Fishy specialty knives

If you're the type that likes to entertain on a small or large scale — or just make an occasional, super-special dinner for your family — you might want to invest in some very particular knives, especially if there's seafood involved.

Whenever sushi is on the menu, you're going to want a knife capable of cutting thin slices easily. According to O Ya sushi chef Tim Cushman (via The Strategist), ceramic knives are the way to go. The fish won't to stick to them, you're not going to tear the piece you're working with, and they'll stay sharp for a long time. They can chip, so they'll take a little extra care, but they're super affordable and great for the delicate work sushi requires.

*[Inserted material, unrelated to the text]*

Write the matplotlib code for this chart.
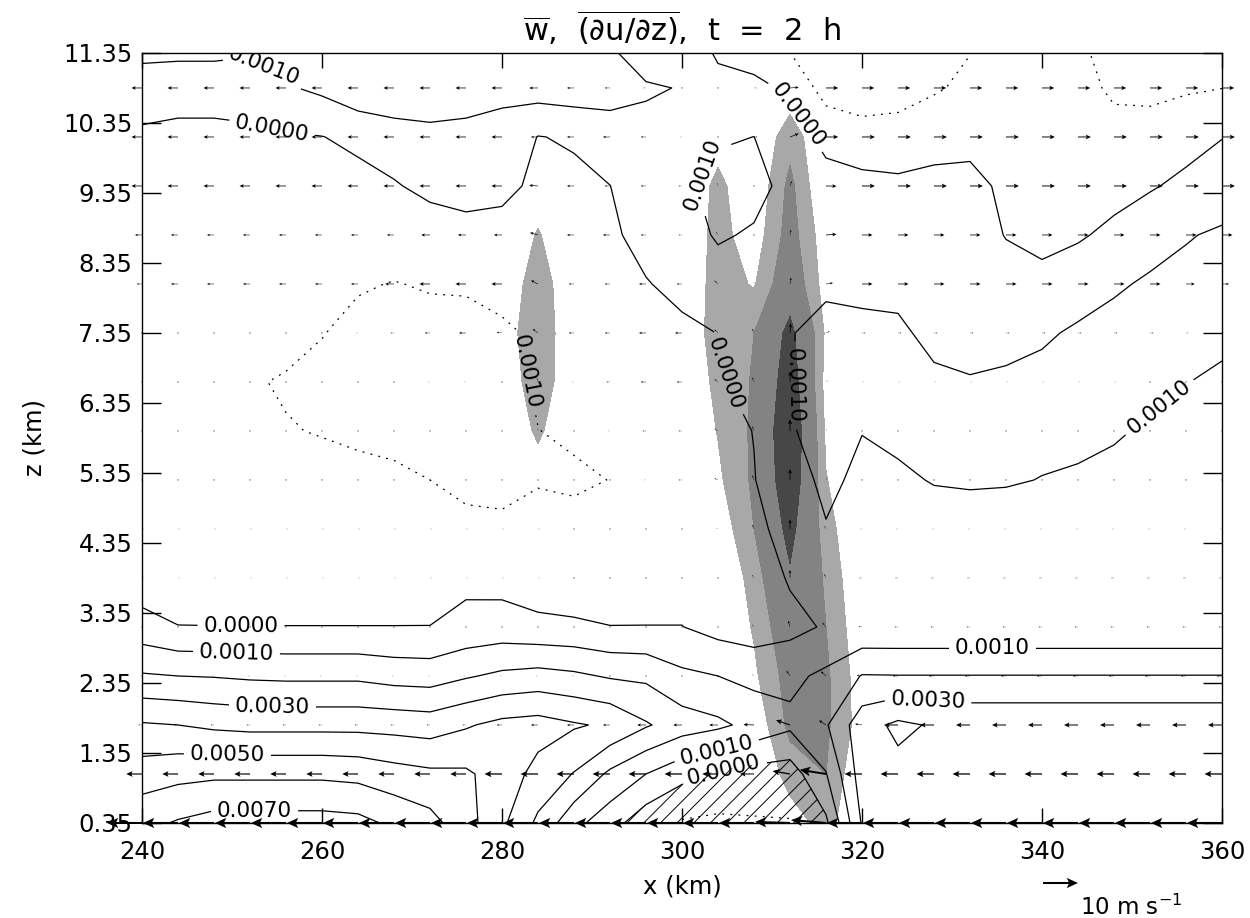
import matplotlib
matplotlib.use("Agg")
import matplotlib.pyplot as plt
import numpy as np

plt.rcParams["font.family"] = ["DejaVu Sans"]
plt.rcParams["mathtext.fontset"] = "dejavusans"
plt.rcParams["hatch.linewidth"] = 0.7

# model grid (km)
x_km = np.arange(240, 364, 4)
z_km = np.round(0.35 + 0.7 * np.arange(17), 2)

# mean du/dz in 1e-4 s^-1, one list per x column, bottom to top
shear_cols = [
    [67, 55, 41, 21, 4, -6, -7, -7, -8, -8, -8, -7, -6, -4, -2, 6, 14],
    [71, 57, 40, 20, 0.3, -7, -8, -8, -8, -9, -9, -8, -6, -4, -2.5, 4, 15],
    [74, 58, 38, 19.5, 0.2, -7, -8, -8, -9, -9, -9, -8, -6, -4, -2.5, 4, 15],
    [74, 58, 37, 18.5, 0.2, -7, -8, -8, -9, -9.5, -9, -8, -6, -4, -2, 5, 13],
    [74, 58, 37, 18, 0.2, -7, -8, -9, -9.7, -10.5, -8.2, -7.5, -6, -3, -1, 9, 15],
    [74, 58, 37, 18, 0.2, -7, -8, -8, -10.3, -11.5, -9.8, -8, -6, -3, -0.2, 12, 16],
    [73, 57, 37, 18, 0.2, -7, -8, -8.5, -11, -12, -11.5, -9.5, -6.5, -3, 2.1, 17, 18],
    [68, 54, 36.4, 16, 0.2, -7, -8, -9, -11.5, -12.5, -12, -10.2, -7, -0.8, 5, 18, 19],
    [63.4, 52, 35.3, 15.4, 0.2, -6, -8, -10, -12, -13, -12, -9.5, -5, 2.5, 8, 14.7, 18],
    [54, 51.5, 39, 19, 3, -2.4, -8.5, -11.5, -12.5, -13, -11.5, -9.5, -4, 4.5, 9, 11.6, 16],
    [42, 45.5, 42.7, 22, 4.1, -3.3, -9, -11.5, -12.5, -13, -10.5, -9, -3.5, 2.5, 8, 11.4, 16],
    [28, 36.8, 44, 23.5, 2.5, -5.8, -9, -10.2, -10.1, -9, -9.5, -8, -5, -2, -0.3, 14.6, 18],
    [13, 29.5, 41, 21.8, 2, -8, -8, -11, -9, -8, -7, -5.5, -4, -2, 1, 15.7, 13],
    [4, 18, 38.5, 19, 0.2, -6, -7.5, -9.9, -7.5, -6, -5, -4, -2.5, -0.1, 5.3, 14, 9.5],
    [-6, 10, 31, 18, 0.2, -5, -6, -6, -5, -4, -3, -0.8, 4.8, 6, 7.3, 11, 3.3],
    [-11, 3, 25, 12, 0.2, -5, -5, -5, -4, -3.5, -3, 4, 6, 8, 8.5, 9.6, 5],
    [-12, -1.5, 22, 10, -3.5, -5, -4, -3, -3, -1, 0.2, 6, 11, 13, 9, 3, -3],
    [-11, -4, 17, 7, -5, -6, -2, -0.3, 0.2, 3, 4, 5, 9, 13, 10.05, 3, -8],
    [-10.5, -5, 12, 7.8, -2.9, 1, 3, 6, 9.3, 9.5, 9.5, 8, 7, 7, 5, -2, -13],
    [-2, 9.5, 19, 12, 1, 3, 9.5, 12, 13, 14, 13, 8.3, 6, 4, -3, -14, -15],
    [31, 35, 36, 20.5, 2, 3, 6, 8, 10.2, 13, 12, 8, 5, 2.5, -5, -17, -16],
    [36, 37.3, 42, 20.3, 2, 3, 5, 8.5, 12, 13, 12, 7, 4, 2, -6, -14, -14],
    [34, 36, 39, 20.3, 2, 3, 6, 10.5, 13, 12, 7, 5, 4, 3, -4, -11, -12],
    [34, 36, 38, 20.3, 2, 3, 6, 11, 12.5, 10.7, 6, 4, 3.5, 3, -3, -8, -11],
    [34, 36, 38, 20.3, 2, 3, 6, 10.7, 12, 11.5, 7, 3, -0.3, -2, -3, -5, -8],
    [34, 36, 38, 20.3, 2, 3, 7, 9.8, 12, 13, 8.5, 3, -3, -4, -4, -5, -7],
    [34, 36, 38, 20.3, 2, 3, 6, 9, 12, 13, 11.5, 5, -1, -3, -4, -6, -9],
    [34, 36, 38, 20.3, 2, 3, 5, 8, 10.8, 12.5, 12.5, 9, 2, -3, -6, -12, -14],
    [34, 36, 38, 20.3, 2, 3, 5, 7, 9, 12, 13, 11, 7, -1, -5, -13, -15],
    [34, 36, 38, 20.3, 2, 3, 4, 6, 8, 10.2, 12.5, 12, 9.5, 2.5, -4, -11, -13],
    [34, 36, 38, 20.3, 2, 3, 4, 5, 6.5, 8.5, 12, 13, 11, 6, -0.3, -10.1, -14],
]

# mean w (m/s) in the columns where it is non-zero, bottom to top
w_cols = {
    280: [0, 0, 0, 0, 0, 0, 0, 0, 0, 0, 0.3, 0, 0, 0, 0, 0, 0],
    284: [0, 0, 0, 0, 0, 0, 0, 0.4, 1.2, 1.8, 1.9, 1.7, 1.1, 0.3, 0, 0, 0],
    304: [0, 0, 0, 0, 0, 0, 0.3, 0.8, 1.05, 1.3, 1.6, 1.5, 1.4, 1.3, 0.5, 0, 0],
    308: [0, 0, 0.2, 0.8, 1.1, 1.4, 2, 2.2, 2.2, 2.1, 2, 0.9, 0.4, 0.1, 0, 0, 0],
    312: [0.5, 1.4, 2.3, 2.5, 3, 3.8, 4.5, 5.2, 5.5, 5, 4.5, 3, 2.5, 2.3, 1.6, 0.3, 0],
    316: [1.4, 2, 2.2, 2.2, 2, 1.8, 1.4, 1.05, 0.8, 0.6, 0.8, 0.5, 0.36, -0.1, 0, 0, 0],
    320: [0, 0, 0.5, 0.4, 0.2, 0, 0, 0, 0, 0, 0, 0, 0, 0, 0, 0, 0],
}

# mean u (m/s) on the arrow rows z = 0.35 ... 10.85, x = 240 ... 360
u_rows = [
    [-10, -10, -10, -10, -10, -10, -10, -10, -10, -10, -10, -10, -10, -10, -10, -10,
     -10, -10, -10, -10, -10, -10, -10, -10, -10, -10, -10, -10, -10, -10, -10],
    [-4.5, -4.5, -4.5, -4.5, -4.5, -4.5, -4.5, -4.5, -4.5, -4.5, -5, -5, -5, -5, -5, -5,
     -4.5, -4, -5, -7.5, -5, -5, -5, -5, -5, -5, -5, -5, -5, -5, -5],
    [-1, -1, -1, -1, -1, -1, -1, -1, -1, -1, -1.5, -2, -2, -2, -2.5, -2.5,
     -2.5, -3, -4, -2, -2, -4, -4, -4, -4, -4, -4, -4, -4, -4, -4],
    [-0.5, -0.5, -0.5, -0.5, -0.5, -0.5, -0.5, -0.5, -0.5, -0.5, -0.5, -0.5, -0.5, -0.3, 0, 0,
     0, -0.5, -1, -1.5, -1.5, -1.5, -1.5, -1.5, -1.5, -1.5, -1.5, -1.5, -1.5, -1.5, -1.5],
    [0.3, 0.3, 0.3, 0.3, 0.3, 0.3, 0.3, 0.3, 0.3, 0.3, 0.3, 0.3, 0.3, 0, 0, 0,
     0, -0.5, -0.5, -1, -1, -1, -1, -1, -1, -1, -1, -1, -1, -1, -1],
    [0.5, 0.5, 0.5, 0.5, 0.5, 0.5, 0.5, 0.5, 0.5, 0.5, 0.5, 0.5, 0.3, 0, 0, 0,
     -0.3, -0.5, 0, -0.5, -0.8, -0.8, -0.8, -0.8, -0.8, -0.8, -0.8, -0.8, -0.8, -0.8, -0.8],
    [0.5, 0.5, 0.5, 0.5, 0.5, 0.5, 0.5, 0.5, 0.5, 0.5, 0.5, 0.5, 0.3, 0, 0, 0,
     -0.5, -0.5, 0, -0.5, -0.5, -0.5, -0.5, -0.5, -0.5, -0.5, -0.5, -0.5, -0.5, -0.5, -0.5],
    [0.2, 0.2, 0.2, 0.2, 0.2, 0.2, 0.2, 0.2, 0.2, 0.2, 0.2, 0.2, 0.2, 0, -0.5, -1,
     -1, -0.5, 0, 0.3, 0.3, 0.3, 0.3, 0.3, 0.3, 0.3, 0.3, 0.3, 0.3, 0.3, 0.3],
    [0, 0, 0, 0, 0, 0, 0, 0, 0, 0, 0, 0, -0.3, -0.5, -1, -1,
     -1, -0.5, 0, 0.3, 0, 0, 0, 0, 0, 0, 0, 0, 0, 0, 0],
    [0, 0, 0, 0, 0, 0, 0, -0.3, -0.5, -0.5, -0.3, -0.3, -0.5, -1, -1.5, -1.5,
     -1, -0.5, 0, 0.5, 0.5, 0.5, 0.5, 0.5, 0.5, 0.5, 0.5, 0.5, 0.2, 0.2, 0.2],
    [-0.2, -0.2, -0.2, -0.2, -0.2, -0.3, -0.5, -1, -1.5, -2, -1.5, -1.5, -1.5, -1.5, -2, -2,
     -1, -0.5, 0.2, 1, 1, 1, 1, 1, 1, 1, 1, 1, 1, 0.7, 0.5],
    [-1.5, -2, -2, -2, -2, -2, -2, -2.5, -3, -3, -3, -2, -1.5, -1.5, -2, -1.5,
     -1, 0, 0.3, 2, 3, 3, 3, 3, 3, 3, 3, 3, 3, 2.5, 2],
    [-2, -2, -2, -2, -2, -2, -2, -2, -2.5, -2.3, -2.3, -2.3, -2, -2, -1.5, -1,
     -0.5, 0, 0.3, 3, 3, 3, 3, 3, 3, 3, 3, 3, 3, 3, 3],
    [-3, -3, -3, -3, -3, -3, -3, -3, -3, -3, -3, -2.5, -2, -1.5, -1.5, -1,
     -0.3, 0, 0.5, 3, 3.7, 3.7, 3.7, 3.7, 3.7, 3.7, 3.7, 3.7, 3.7, 3.7, 3.7],
    [-3, -3, -3, -3, -3, -3, -3, -3, -3, -3, -3, -2, -2, -2, -1.5, -0.5,
     0, 1, 2.5, 3.5, 3.7, 3.7, 3.7, 3.7, 3.7, 3.7, 3.7, 3.7, 3.7, 3.7, 3.7],
    [-3, -3, -3, -3, -3, -3, -3, -3, -3, -3, -3, -2.5, -2, -1.5, -0.8, -0.2,
     0.2, 0.8, 2.5, 3.5, 3.5, 3.5, 3.5, 3.5, 3.5, 3.5, 3.5, 3.5, 3.5, 3.5, 3.5],
]

shear_levels = [0, 10, 20, 30, 40, 50, 60, 70]
neg_levels = [-10]
w_levels = [1, 2, 4, 100]
w_colors = ["#a8a8a8", "#838383", "#474747"]
y_ticks = [0.35, 1.35, 2.35, 3.35, 4.35, 5.35, 6.35, 7.35, 8.35, 9.35, 10.35, 11.35]
x_ticks = [240, 260, 280, 300, 320, 340, 360]

# where the contour labels sit (km, km)
label_spots = [(253, 11.05), (254.5, 10.3), (303.7, 9.5), (313.3, 10.5), (304.4, 6.75),
               (312.3, 6.6), (353, 6.3), (251, 3.18), (250.5, 2.8), (254.5, 2.05),
               (249.5, 1.35), (252.5, 0.62), (334.5, 2.84), (327.3, 2.07), (304, 1.3),
               (305, 0.85)]
neg_label_spots = [(283, 6.8)]

shear = np.array(shear_cols).T
w = np.zeros((len(z_km), len(x_km)))
for xc, col in w_cols.items():
    w[:, list(x_km).index(xc)] = col
u = np.array(u_rows)

X, Z = np.meshgrid(x_km, z_km)

fig = plt.figure(figsize=(12.5, 9.18), dpi=100)
ax = fig.add_axes([0.1136, 0.1035, 0.864, 0.8388])

ax.contourf(X, Z, w, levels=w_levels, colors=w_colors, zorder=1)
ax.contourf(X[:3], Z[:3], shear[:3], levels=[-100, 0], colors="none",
            hatches=["//"], zorder=2)

cs = ax.contour(X, Z, shear, levels=shear_levels, colors="k", linewidths=0.9, zorder=3)
cs_neg = ax.contour(X, Z, shear, levels=neg_levels, colors="k", linewidths=0.9,
                    linestyles=[(0, (1.5, 5))], zorder=3)


def fmt(v):
    return f"{abs(v) * 1e-4:.4f}"


ax.clabel(cs, fmt=fmt, fontsize=15.5, inline=True, inline_spacing=6, manual=label_spots)
ax.clabel(cs_neg, fmt=fmt, fontsize=15.5, inline=True, inline_spacing=6,
          manual=neg_label_spots)

Xa, Za = np.meshgrid(x_km, z_km[:16])
q = ax.quiver(Xa, Za, u, 0.6 * w[:16], angles="uv", scale_units="inches",
              scale=10 / 0.35, pivot="tail", width=0.0019, headwidth=5,
              headlength=5.5, headaxislength=4.5, minshaft=2.5, minlength=0.6,
              color="k", zorder=5, clip_on=False)
ax.quiverkey(q, X=1078 / 1250, Y=35 / 918, U=10, label=" ", coordinates="figure",
             labelpos="E")
fig.text(1080 / 1250, 0.003, "10 m s$^{-1}$", ha="left", va="baseline", fontsize=16.5)

ax.set_xlim(240, 360)
ax.set_ylim(0.35, 11.35)
ax.set_xticks(x_ticks)
ax.set_yticks(y_ticks)
ax.set_yticklabels([f"{t:.2f}" for t in y_ticks])
ax.tick_params(axis="x", direction="in", length=11, width=1, top=True, labelsize=17.5, pad=12)
ax.tick_params(axis="y", direction="in", length=14, width=1, right=True, labelsize=17.5, pad=7)
for s in ax.spines.values():
    s.set_linewidth(1)

ax.set_xlabel("x (km)", fontsize=17.5, labelpad=8)
ax.set_ylabel("z (km)", fontsize=17.5, labelpad=12)
ax.set_title(r"$\overline{\mathrm{w}}$,  $\overline{(\partial\mathrm{u}/\partial\mathrm{z})}$,  t  =  2  h",
             fontsize=22, pad=8)

fig.savefig("out.png", dpi=100)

Oysters can be a challenge, but pick up an oyster knife and you'll find it makes shucking them so much easier, you might even be tempted to have them more often. (Get one with a rounded tip, because slips and slides happen to the best.)

The different types of cheese knives

Not all cheese were created equal, and neither were all cheese knives. Fortunately, Castello Cheese has some tips that make it simple.

Those cheese knives with the holes in them are actually for soft cheeses that might stick to a solid blade. Cheese cleavers — the ones that look like tiny meat cleavers — are best used on hard cheeses when you want a wedge or a chunk, not a slice. For slices of hard cheese, use a cheese plane. It's not exactly a knife, but it'll make the task so easy you'll wonder why you ever tried to use a regular knife to slice cheese.

Schuman Cheese adds that if you're partial to Gorgonzola and bleu cheese, there's a special knife for that — a Gorgonzola knife. The sharp blade cuts nicely, but the rounded tip spreads it just as easily. You may also want to invest in a cheese fork (for holding the block while you cut), and a rind cutter for, obviously, cutting cheese rinds.